Copy out each line that has "React" in it.

Given information:
☆ ☆ ☆

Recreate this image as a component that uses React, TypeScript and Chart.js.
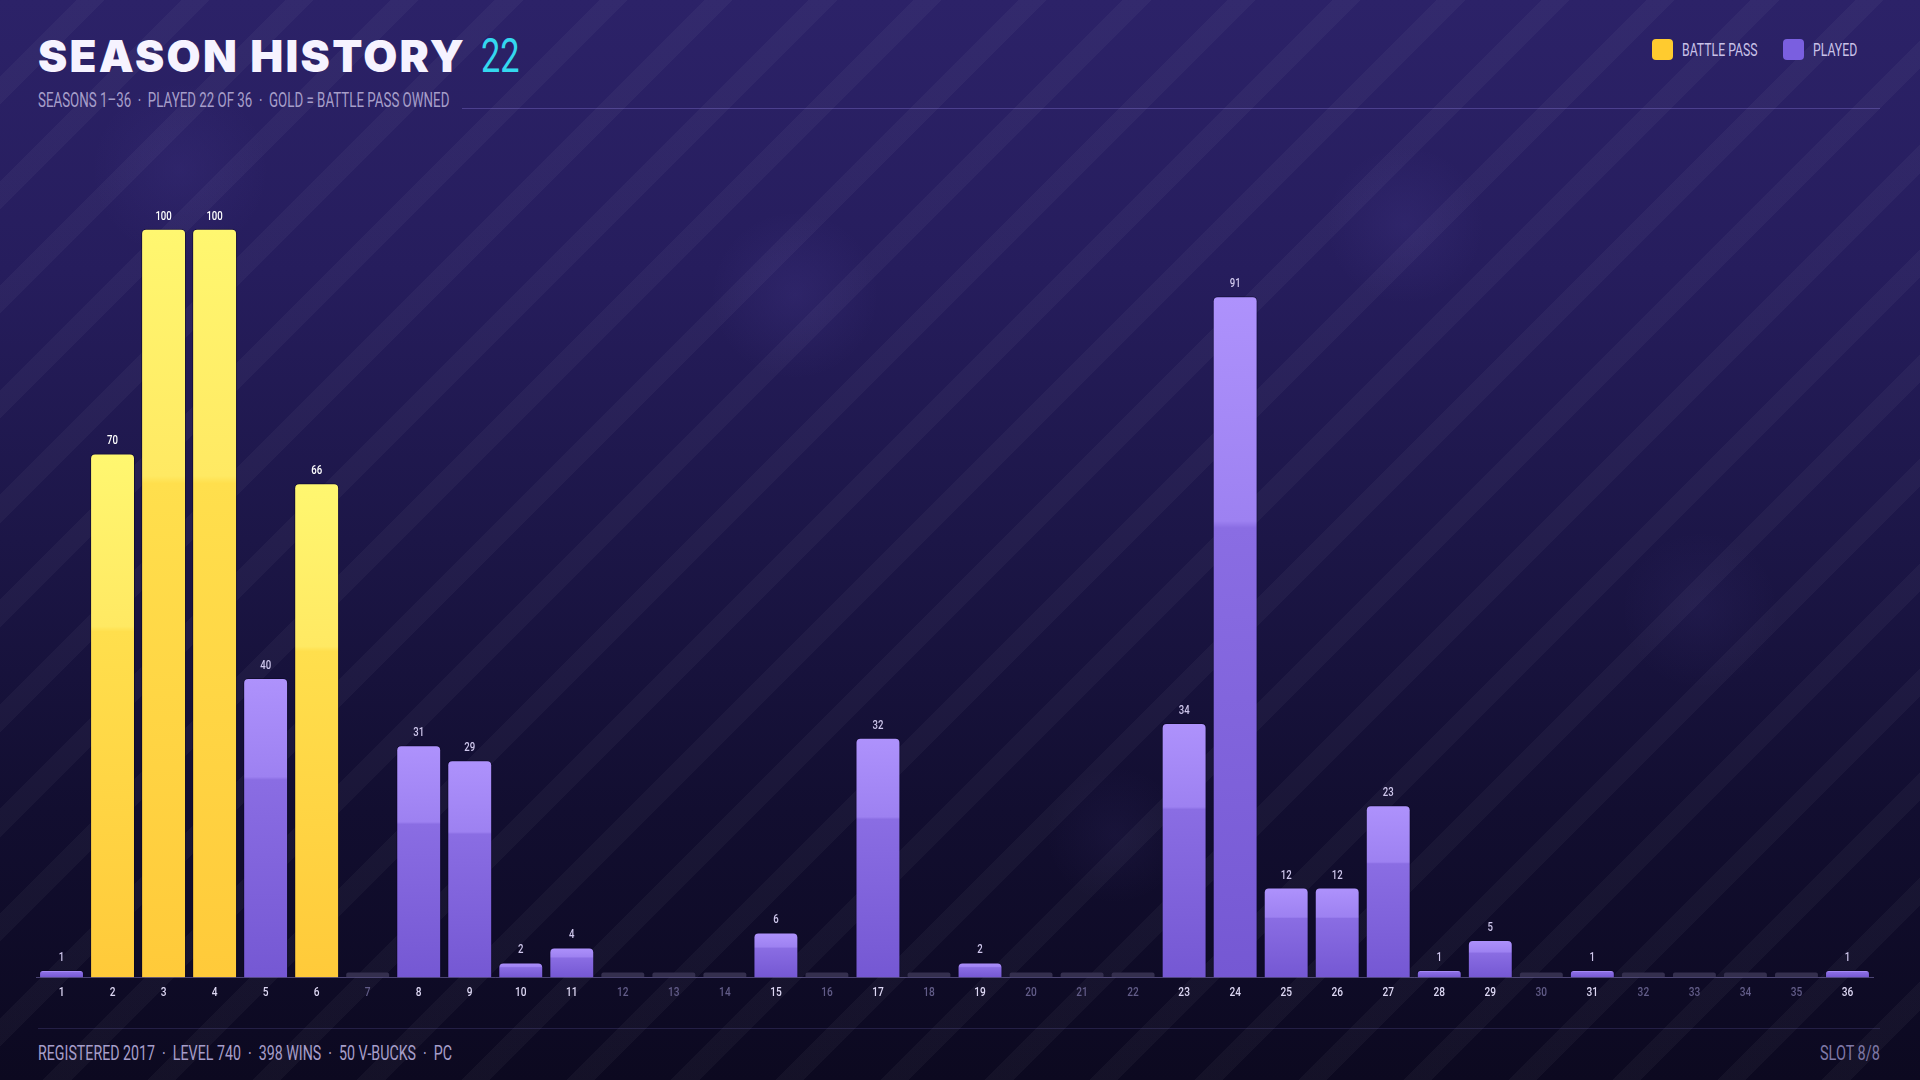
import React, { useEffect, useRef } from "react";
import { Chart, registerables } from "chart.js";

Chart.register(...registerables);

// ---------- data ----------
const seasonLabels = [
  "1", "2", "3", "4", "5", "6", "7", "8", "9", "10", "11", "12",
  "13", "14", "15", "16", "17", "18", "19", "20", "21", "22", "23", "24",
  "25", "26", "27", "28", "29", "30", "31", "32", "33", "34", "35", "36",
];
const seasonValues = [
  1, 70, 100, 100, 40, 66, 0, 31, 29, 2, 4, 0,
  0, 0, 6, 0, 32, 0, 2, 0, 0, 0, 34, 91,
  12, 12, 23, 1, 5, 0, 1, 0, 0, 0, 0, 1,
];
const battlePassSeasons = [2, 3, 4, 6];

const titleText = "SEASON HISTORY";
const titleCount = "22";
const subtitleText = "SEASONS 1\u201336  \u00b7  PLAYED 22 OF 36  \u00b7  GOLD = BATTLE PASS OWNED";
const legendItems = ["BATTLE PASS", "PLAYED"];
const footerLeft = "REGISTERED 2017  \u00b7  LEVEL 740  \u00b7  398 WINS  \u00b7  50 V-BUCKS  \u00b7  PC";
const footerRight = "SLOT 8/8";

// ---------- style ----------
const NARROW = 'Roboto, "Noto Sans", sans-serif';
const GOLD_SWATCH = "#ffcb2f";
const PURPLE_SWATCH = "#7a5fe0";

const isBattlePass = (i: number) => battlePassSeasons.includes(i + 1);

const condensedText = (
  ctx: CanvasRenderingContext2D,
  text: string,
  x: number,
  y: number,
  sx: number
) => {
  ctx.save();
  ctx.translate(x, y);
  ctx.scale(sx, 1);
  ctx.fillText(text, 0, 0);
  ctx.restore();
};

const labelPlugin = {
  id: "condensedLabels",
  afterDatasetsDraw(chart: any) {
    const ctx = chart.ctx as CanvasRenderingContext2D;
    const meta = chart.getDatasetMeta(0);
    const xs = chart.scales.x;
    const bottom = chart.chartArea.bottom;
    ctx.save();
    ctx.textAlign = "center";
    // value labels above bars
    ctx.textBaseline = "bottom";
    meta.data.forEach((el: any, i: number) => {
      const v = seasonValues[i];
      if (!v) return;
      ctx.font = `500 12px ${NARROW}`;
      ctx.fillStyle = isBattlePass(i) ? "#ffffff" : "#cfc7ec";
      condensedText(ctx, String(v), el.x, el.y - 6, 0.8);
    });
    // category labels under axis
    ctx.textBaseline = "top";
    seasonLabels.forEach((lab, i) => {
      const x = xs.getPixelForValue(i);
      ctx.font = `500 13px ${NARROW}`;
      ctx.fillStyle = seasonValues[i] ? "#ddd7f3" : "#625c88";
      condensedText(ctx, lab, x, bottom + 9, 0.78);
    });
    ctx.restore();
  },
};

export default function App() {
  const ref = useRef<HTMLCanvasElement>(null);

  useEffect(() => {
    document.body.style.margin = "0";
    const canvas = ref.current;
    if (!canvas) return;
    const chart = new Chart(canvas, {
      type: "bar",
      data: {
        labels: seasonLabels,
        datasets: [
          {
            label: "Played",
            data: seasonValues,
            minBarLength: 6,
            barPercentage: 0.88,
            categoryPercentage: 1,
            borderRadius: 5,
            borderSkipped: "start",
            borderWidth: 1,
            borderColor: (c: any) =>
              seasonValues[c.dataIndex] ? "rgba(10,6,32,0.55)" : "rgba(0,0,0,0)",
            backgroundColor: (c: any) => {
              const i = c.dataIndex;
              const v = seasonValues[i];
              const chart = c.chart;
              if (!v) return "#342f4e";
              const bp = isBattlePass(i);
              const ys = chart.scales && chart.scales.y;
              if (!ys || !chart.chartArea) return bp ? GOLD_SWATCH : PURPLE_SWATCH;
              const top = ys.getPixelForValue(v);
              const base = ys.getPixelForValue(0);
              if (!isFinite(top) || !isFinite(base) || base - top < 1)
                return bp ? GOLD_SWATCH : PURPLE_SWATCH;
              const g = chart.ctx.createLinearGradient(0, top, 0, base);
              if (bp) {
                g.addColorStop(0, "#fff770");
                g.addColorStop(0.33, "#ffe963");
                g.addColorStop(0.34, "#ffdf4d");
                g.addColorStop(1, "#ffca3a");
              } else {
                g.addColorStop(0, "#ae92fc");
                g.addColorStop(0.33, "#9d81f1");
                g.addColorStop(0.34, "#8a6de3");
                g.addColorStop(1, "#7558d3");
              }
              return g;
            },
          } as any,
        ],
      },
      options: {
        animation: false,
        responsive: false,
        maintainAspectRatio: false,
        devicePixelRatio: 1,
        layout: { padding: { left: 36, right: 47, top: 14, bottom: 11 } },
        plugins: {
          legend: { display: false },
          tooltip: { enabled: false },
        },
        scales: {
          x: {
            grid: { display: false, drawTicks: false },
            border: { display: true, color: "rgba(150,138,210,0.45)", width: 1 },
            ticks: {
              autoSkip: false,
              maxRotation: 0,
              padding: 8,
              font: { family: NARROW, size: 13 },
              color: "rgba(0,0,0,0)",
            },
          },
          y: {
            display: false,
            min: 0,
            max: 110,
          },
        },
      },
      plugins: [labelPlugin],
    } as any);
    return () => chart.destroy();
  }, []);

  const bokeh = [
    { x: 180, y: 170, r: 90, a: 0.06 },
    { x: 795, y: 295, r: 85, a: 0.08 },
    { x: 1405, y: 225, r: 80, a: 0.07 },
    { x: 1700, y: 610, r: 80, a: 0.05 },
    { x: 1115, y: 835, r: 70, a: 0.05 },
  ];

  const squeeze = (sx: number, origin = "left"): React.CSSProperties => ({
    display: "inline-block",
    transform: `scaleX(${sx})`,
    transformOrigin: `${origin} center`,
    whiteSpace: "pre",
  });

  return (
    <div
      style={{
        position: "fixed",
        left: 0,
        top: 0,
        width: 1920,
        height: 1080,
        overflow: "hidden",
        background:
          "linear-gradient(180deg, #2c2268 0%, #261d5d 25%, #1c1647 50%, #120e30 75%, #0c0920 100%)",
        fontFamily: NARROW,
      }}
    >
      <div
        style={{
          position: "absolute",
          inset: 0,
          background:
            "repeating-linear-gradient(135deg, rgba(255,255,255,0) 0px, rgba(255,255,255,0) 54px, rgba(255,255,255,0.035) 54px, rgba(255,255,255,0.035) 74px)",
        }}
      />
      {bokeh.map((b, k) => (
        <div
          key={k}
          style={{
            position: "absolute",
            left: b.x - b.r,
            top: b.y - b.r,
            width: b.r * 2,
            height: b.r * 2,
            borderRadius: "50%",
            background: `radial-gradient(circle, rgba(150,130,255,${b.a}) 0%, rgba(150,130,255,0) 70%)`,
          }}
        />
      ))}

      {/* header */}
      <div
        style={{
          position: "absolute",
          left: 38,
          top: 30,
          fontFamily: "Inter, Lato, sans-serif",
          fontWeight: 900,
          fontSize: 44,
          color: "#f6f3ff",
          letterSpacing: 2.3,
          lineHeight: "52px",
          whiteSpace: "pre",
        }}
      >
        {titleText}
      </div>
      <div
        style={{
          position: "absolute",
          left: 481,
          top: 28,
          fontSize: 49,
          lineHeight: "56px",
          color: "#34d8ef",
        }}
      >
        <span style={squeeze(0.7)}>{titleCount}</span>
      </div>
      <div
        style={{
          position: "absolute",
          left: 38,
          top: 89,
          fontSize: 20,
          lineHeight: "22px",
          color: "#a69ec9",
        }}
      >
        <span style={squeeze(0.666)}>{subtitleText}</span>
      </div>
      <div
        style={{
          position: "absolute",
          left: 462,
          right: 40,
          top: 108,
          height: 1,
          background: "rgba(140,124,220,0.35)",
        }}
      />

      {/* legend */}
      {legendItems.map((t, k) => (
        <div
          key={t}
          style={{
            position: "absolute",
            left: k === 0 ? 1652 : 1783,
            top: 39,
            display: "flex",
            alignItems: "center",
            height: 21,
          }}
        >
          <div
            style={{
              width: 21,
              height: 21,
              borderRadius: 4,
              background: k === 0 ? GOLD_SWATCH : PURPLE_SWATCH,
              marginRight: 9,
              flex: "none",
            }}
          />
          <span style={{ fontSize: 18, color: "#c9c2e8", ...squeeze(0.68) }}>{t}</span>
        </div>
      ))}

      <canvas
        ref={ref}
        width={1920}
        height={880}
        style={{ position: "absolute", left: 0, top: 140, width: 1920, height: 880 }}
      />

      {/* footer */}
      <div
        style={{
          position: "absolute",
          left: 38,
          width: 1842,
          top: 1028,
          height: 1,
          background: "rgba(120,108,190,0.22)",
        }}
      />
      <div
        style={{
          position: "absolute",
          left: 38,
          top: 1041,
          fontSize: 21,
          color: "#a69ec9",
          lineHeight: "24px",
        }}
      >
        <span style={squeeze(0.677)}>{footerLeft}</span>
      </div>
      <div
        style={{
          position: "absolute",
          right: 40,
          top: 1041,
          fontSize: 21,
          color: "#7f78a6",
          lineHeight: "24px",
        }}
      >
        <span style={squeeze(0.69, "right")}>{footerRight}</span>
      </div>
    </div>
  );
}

☆ ☆ ☆

Correct result:
Recreate this image as a component that uses React, TypeScript and Chart.js.
import React, { useEffect, useRef } from "react";
  const squeeze = (sx: number, origin = "left"): React.CSSProperties => ({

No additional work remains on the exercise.